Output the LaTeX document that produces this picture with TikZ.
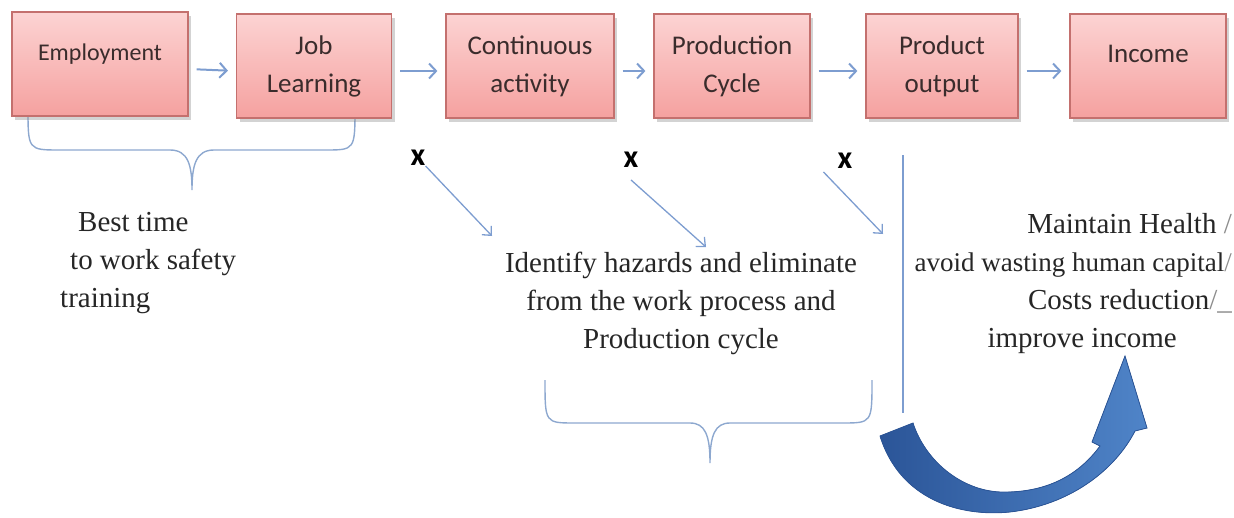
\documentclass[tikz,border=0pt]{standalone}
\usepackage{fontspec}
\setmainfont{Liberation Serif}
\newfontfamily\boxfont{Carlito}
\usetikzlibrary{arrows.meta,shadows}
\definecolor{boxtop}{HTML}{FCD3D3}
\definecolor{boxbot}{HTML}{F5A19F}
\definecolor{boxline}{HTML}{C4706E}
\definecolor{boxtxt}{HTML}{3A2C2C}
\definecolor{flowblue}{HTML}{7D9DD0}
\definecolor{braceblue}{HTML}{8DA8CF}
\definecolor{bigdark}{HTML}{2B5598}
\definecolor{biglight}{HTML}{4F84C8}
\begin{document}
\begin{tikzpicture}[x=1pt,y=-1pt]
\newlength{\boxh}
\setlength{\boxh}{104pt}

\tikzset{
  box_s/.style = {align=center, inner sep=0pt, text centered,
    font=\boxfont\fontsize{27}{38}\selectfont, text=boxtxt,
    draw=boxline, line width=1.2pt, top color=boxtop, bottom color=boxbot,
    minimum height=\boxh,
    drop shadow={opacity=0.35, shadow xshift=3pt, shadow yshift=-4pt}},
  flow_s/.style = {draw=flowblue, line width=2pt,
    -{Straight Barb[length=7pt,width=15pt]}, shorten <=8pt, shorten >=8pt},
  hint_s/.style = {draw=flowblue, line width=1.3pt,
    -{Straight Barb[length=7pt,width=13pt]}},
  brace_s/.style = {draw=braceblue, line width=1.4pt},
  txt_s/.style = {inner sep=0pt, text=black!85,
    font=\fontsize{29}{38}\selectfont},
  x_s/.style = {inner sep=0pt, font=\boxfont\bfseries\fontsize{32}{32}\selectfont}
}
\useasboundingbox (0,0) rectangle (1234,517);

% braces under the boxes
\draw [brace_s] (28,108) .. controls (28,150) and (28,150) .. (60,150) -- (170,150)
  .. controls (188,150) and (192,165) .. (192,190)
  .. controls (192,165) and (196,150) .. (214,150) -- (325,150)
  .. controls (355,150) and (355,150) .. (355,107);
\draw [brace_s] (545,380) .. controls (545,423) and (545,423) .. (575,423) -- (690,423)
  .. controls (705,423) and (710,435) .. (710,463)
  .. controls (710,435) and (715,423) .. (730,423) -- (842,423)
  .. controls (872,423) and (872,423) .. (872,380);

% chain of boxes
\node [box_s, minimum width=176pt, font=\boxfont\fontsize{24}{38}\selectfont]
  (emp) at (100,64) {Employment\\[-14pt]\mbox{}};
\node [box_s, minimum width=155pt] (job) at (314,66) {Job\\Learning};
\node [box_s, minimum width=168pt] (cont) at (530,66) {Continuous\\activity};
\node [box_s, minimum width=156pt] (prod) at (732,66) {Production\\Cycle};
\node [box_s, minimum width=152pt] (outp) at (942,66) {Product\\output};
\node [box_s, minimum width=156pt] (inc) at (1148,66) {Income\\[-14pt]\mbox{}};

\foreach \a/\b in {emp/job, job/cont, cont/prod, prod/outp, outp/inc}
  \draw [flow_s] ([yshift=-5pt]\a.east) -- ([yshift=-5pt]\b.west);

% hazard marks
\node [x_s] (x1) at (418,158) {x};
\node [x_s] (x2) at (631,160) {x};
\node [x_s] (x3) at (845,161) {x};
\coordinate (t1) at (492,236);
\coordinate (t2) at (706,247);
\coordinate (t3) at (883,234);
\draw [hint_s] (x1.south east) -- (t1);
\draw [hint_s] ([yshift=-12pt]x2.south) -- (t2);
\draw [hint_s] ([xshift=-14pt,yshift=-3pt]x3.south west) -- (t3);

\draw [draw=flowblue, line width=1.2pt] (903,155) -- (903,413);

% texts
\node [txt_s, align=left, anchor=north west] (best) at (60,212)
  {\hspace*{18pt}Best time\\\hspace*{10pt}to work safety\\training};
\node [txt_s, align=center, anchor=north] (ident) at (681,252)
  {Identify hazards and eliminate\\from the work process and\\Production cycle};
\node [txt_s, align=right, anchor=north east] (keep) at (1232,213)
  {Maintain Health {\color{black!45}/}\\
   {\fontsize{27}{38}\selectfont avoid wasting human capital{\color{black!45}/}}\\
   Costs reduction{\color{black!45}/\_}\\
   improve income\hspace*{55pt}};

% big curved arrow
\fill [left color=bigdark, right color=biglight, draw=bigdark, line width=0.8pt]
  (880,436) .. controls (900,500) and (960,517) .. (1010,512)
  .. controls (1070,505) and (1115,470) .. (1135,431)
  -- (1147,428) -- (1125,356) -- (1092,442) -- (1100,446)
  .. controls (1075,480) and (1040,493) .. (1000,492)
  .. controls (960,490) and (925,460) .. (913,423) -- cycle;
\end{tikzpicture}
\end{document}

::::

◆ **DIRECTIVE**:
Copy each line exactly, and leave the pictures out of your copy.

◆ **RESULT FOR THIS TASK**:
Output the LaTeX document that produces this picture with TikZ.
\documentclass[tikz,border=0pt]{standalone}
\usepackage{fontspec}
\setmainfont{Liberation Serif}
\newfontfamily\boxfont{Carlito}
\usetikzlibrary{arrows.meta,shadows}
\definecolor{boxtop}{HTML}{FCD3D3}
\definecolor{boxbot}{HTML}{F5A19F}
\definecolor{boxline}{HTML}{C4706E}
\definecolor{boxtxt}{HTML}{3A2C2C}
\definecolor{flowblue}{HTML}{7D9DD0}
\definecolor{braceblue}{HTML}{8DA8CF}
\definecolor{bigdark}{HTML}{2B5598}
\definecolor{biglight}{HTML}{4F84C8}
\begin{document}
\begin{tikzpicture}[x=1pt,y=-1pt]
\newlength{\boxh}
\setlength{\boxh}{104pt}

\tikzset{
  box_s/.style = {align=center, inner sep=0pt, text centered,
    font=\boxfont\fontsize{27}{38}\selectfont, text=boxtxt,
    draw=boxline, line width=1.2pt, top color=boxtop, bottom color=boxbot,
    minimum height=\boxh,
    drop shadow={opacity=0.35, shadow xshift=3pt, shadow yshift=-4pt}},
  flow_s/.style = {draw=flowblue, line width=2pt,
    -{Straight Barb[length=7pt,width=15pt]}, shorten <=8pt, shorten >=8pt},
  hint_s/.style = {draw=flowblue, line width=1.3pt,
    -{Straight Barb[length=7pt,width=13pt]}},
  brace_s/.style = {draw=braceblue, line width=1.4pt},
  txt_s/.style = {inner sep=0pt, text=black!85,
    font=\fontsize{29}{38}\selectfont},
  x_s/.style = {inner sep=0pt, font=\boxfont\bfseries\fontsize{32}{32}\selectfont}
}
\useasboundingbox (0,0) rectangle (1234,517);

% braces under the boxes
\draw [brace_s] (28,108) .. controls (28,150) and (28,150) .. (60,150) -- (170,150)
  .. controls (188,150) and (192,165) .. (192,190)
  .. controls (192,165) and (196,150) .. (214,150) -- (325,150)
  .. controls (355,150) and (355,150) .. (355,107);
\draw [brace_s] (545,380) .. controls (545,423) and (545,423) .. (575,423) -- (690,423)
  .. controls (705,423) and (710,435) .. (710,463)
  .. controls (710,435) and (715,423) .. (730,423) -- (842,423)
  .. controls (872,423) and (872,423) .. (872,380);

% chain of boxes
\node [box_s, minimum width=176pt, font=\boxfont\fontsize{24}{38}\selectfont]
  (emp) at (100,64) {Employment\\[-14pt]\mbox{}};
\node [box_s, minimum width=155pt] (job) at (314,66) {Job\\Learning};
\node [box_s, minimum width=168pt] (cont) at (530,66) {Continuous\\activity};
\node [box_s, minimum width=156pt] (prod) at (732,66) {Production\\Cycle};
\node [box_s, minimum width=152pt] (outp) at (942,66) {Product\\output};
\node [box_s, minimum width=156pt] (inc) at (1148,66) {Income\\[-14pt]\mbox{}};

\foreach \a/\b in {emp/job, job/cont, cont/prod, prod/outp, outp/inc}
  \draw [flow_s] ([yshift=-5pt]\a.east) -- ([yshift=-5pt]\b.west);

% hazard marks
\node [x_s] (x1) at (418,158) {x};
\node [x_s] (x2) at (631,160) {x};
\node [x_s] (x3) at (845,161) {x};
\coordinate (t1) at (492,236);
\coordinate (t2) at (706,247);
\coordinate (t3) at (883,234);
\draw [hint_s] (x1.south east) -- (t1);
\draw [hint_s] ([yshift=-12pt]x2.south) -- (t2);
\draw [hint_s] ([xshift=-14pt,yshift=-3pt]x3.south west) -- (t3);

\draw [draw=flowblue, line width=1.2pt] (903,155) -- (903,413);

% texts
\node [txt_s, align=left, anchor=north west] (best) at (60,212)
  {\hspace*{18pt}Best time\\\hspace*{10pt}to work safety\\training};
\node [txt_s, align=center, anchor=north] (ident) at (681,252)
  {Identify hazards and eliminate\\from the work process and\\Production cycle};
\node [txt_s, align=right, anchor=north east] (keep) at (1232,213)
  {Maintain Health {\color{black!45}/}\\
   {\fontsize{27}{38}\selectfont avoid wasting human capital{\color{black!45}/}}\\
   Costs reduction{\color{black!45}/\_}\\
   improve income\hspace*{55pt}};

% big curved arrow
\fill [left color=bigdark, right color=biglight, draw=bigdark, line width=0.8pt]
  (880,436) .. controls (900,500) and (960,517) .. (1010,512)
  .. controls (1070,505) and (1115,470) .. (1135,431)
  -- (1147,428) -- (1125,356) -- (1092,442) -- (1100,446)
  .. controls (1075,480) and (1040,493) .. (1000,492)
  .. controls (960,490) and (925,460) .. (913,423) -- cycle;
\end{tikzpicture}
\end{document}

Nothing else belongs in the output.